How SeaWorld Lost the PR War and Did the Right Thing

By Felicia Knight

The golden rule of public relations, political campaigns, and crisis management is “control the narrative.” It’s hard enough to create and maintain an image, but once the competition or the opposition has defined who you are and hammered that message home, it’s doubly hard to bounce back.

Just ask the folks at SeaWorld. For years, SeaWorld had done an excellent job of defining itself as synonymous with Orcas. Sure, SeaWorld had sharks and dolphins, concerts and roller coasters, but Orcas are what paid the bills. SeaWorld defined these oceanic giants not as menacing apex predators, but as kissing, cooing, dancing, huggable friends of humans. Pandas with fins.

For decades any enterprise that put animals on display for human enjoyment was the target of some degree of protest. From Ringling Brothers to the Bronx Zoo, there’s always been a chorus of disapproval regarding animal captivity. And for decades, those enterprises were able to confine those critics to a corner of the public relations landscape reserved for well-meaning “do gooders” or even “extremists.”

Then, in 1993 Hollywood demanded we Free Willy. Audiences fell in love with Willy, and with that love came the desire to free the actor playing Willy, a captive Orca named Keiko. All of this publicity began to legitimize those who had been making the case for years that perhaps we could do better by the whales.

SeaWorld was ground zero for captive Orcas and steadfastly stuck to its narrative of being a crucial breeding and scientific center for the betterment of Orcas everywhere.
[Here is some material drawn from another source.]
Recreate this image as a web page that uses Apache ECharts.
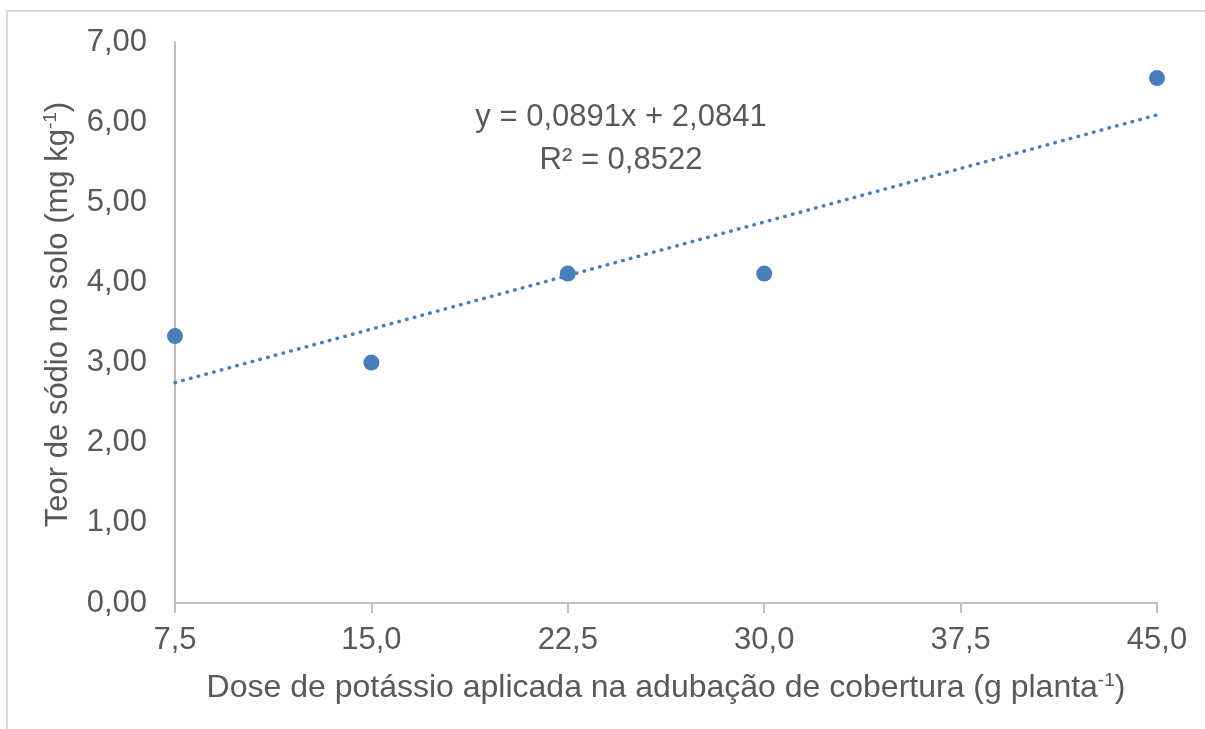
<!DOCTYPE html>
<html>
<head>
<meta charset="utf-8">
<script src="https://cdn.jsdelivr.net/npm/echarts@6/dist/echarts.min.js"></script>
<style>
html,body{margin:0;padding:0;background:#fff;}
#c{width:1205px;height:729px;}
</style>
</head>
<body>
<div id="c"></div>
<script>
const doses = [7.5, 15.0, 22.5, 30.0, 45.0];
const sodio = [3.33, 3.00, 4.11, 4.11, 6.55];
const trendX = [7.5, 45.0];
const trendY = [2.75, 6.09];
const equationText = 'y = 0,0891x + 2,0841';
const r2Text = 'R² = 0,8522';

const textColor = '#595959';
const dotColor = '#4A7EBB';
const FONT = 'Liberation Sans, Arial, sans-serif';

const chart = echarts.init(document.getElementById('c'), null, {renderer: 'canvas'});
chart.setOption({
  animation: false,
  backgroundColor: '#fff',
  textStyle: {fontFamily: FONT},
  graphic: [
    {type: 'rect', shape: {x: 7, y: 11, width: 1400, height: 900}, style: {fill: 'none', stroke: '#d9d9d9', lineWidth: 2}, silent: true},
    {type: 'text', x: 621, y: 96, style: {text: equationText + '\n' + r2Text, fill: textColor, font: '31px ' + FONT, align: 'center', textAlign: 'center', lineHeight: 43}, silent: true, z: 10}
  ],
  grid: {left: 175, right: 48, top: 42, bottom: 126, containLabel: false},
  xAxis: {
    type: 'value', min: 7.5, max: 45, interval: 7.5,
    name: '{t|Dose de potássio aplicada na adubação de cobertura (g planta}{s|-1}{t|)}',
    nameLocation: 'middle', nameGap: 68,
    nameTextStyle: {rich: {
      t: {fontSize: 32, color: textColor, fontFamily: FONT},
      s: {fontSize: 19, color: textColor, fontFamily: FONT, padding: [0, 0, 15, 0]}
    }},
    axisLine: {show: true, lineStyle: {color: '#bfbfbf', width: 2}},
    axisTick: {show: true, length: 10, lineStyle: {color: '#bfbfbf', width: 2}},
    splitLine: {show: false},
    axisLabel: {fontSize: 31, color: textColor, margin: 22, fontFamily: FONT,
      formatter: v => v.toFixed(1).replace('.', ',')}
  },
  yAxis: {
    type: 'value', min: 0, max: 7, interval: 1,
    name: '{t|Teor de sódio no solo (mg kg}{s|-1}{t|)}',
    nameLocation: 'middle', nameGap: 100, nameRotate: 90,
    nameTextStyle: {padding: [0, 0, 0, 16], rich: {
      t: {fontSize: 31, color: textColor, fontFamily: FONT},
      s: {fontSize: 19, color: textColor, fontFamily: FONT, padding: [0, 0, 15, 0]}
    }},
    axisLine: {show: true, lineStyle: {color: '#bfbfbf', width: 2}},
    axisTick: {show: false},
    splitLine: {show: false},
    axisLabel: {fontSize: 31, color: textColor, margin: 28, fontFamily: FONT,
      formatter: v => v.toFixed(2).replace('.', ',')}
  },
  series: [
    {
      type: 'line',
      data: trendX.map((x, i) => [x, trendY[i]]),
      showSymbol: false, symbol: 'none',
      lineStyle: {color: dotColor, width: 3.5, type: [0.5, 7.5], cap: 'round', opacity: 1},
      z: 2, silent: true
    },
    {
      type: 'scatter',
      data: doses.map((x, i) => [x, sodio[i]]),
      symbol: 'circle', symbolSize: 16,
      itemStyle: {color: dotColor, opacity: 1},
      z: 3
    }
  ]
});
</script>
</body>
</html>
Didn’t the Orcas in the wild benefit from the public love affair with the captive Shamu? Even when the killer whales actually killed humans, SeaWorld persisted. Nothing to see here. Move along. Next show starting in half an hour.

The 2013 release of the documentary Blackfish sealed the fate of SeaWorld. It just didn’t know it yet. SeaWorld worked furiously to refute inaccuracies or to discredit interviewees as disgruntled former employees but the bad publicity coupled with an awakening in the general public was crippling. SeaWorld spent millions of dollars trying to regain the narrative, when what it should have been doing was rewriting its business model.

Finally someone did: new SeaWorld CEO Joel Manby. In an excellent article in New York Magazine, writer Benjamin Wallace details Manby’s journey to announcing that SeaWorld will no longer breed captive Orcas. Nor would it present the Orcas it already had in unnatural circumstances such as jumping through hoops or being ridden by humans.

According to Wallace, SeaWorld calculated that by changing its entire model—in effect acceding to its critics—it would “spend $15 million less over the next three to five years on defending its reputation, while attendance numbers were likely to increase by at least 380,000 and as much as 940,000 with commensurate gains in revenues and profits.”

It’s almost always true that doing what’s right is also what’s best for business.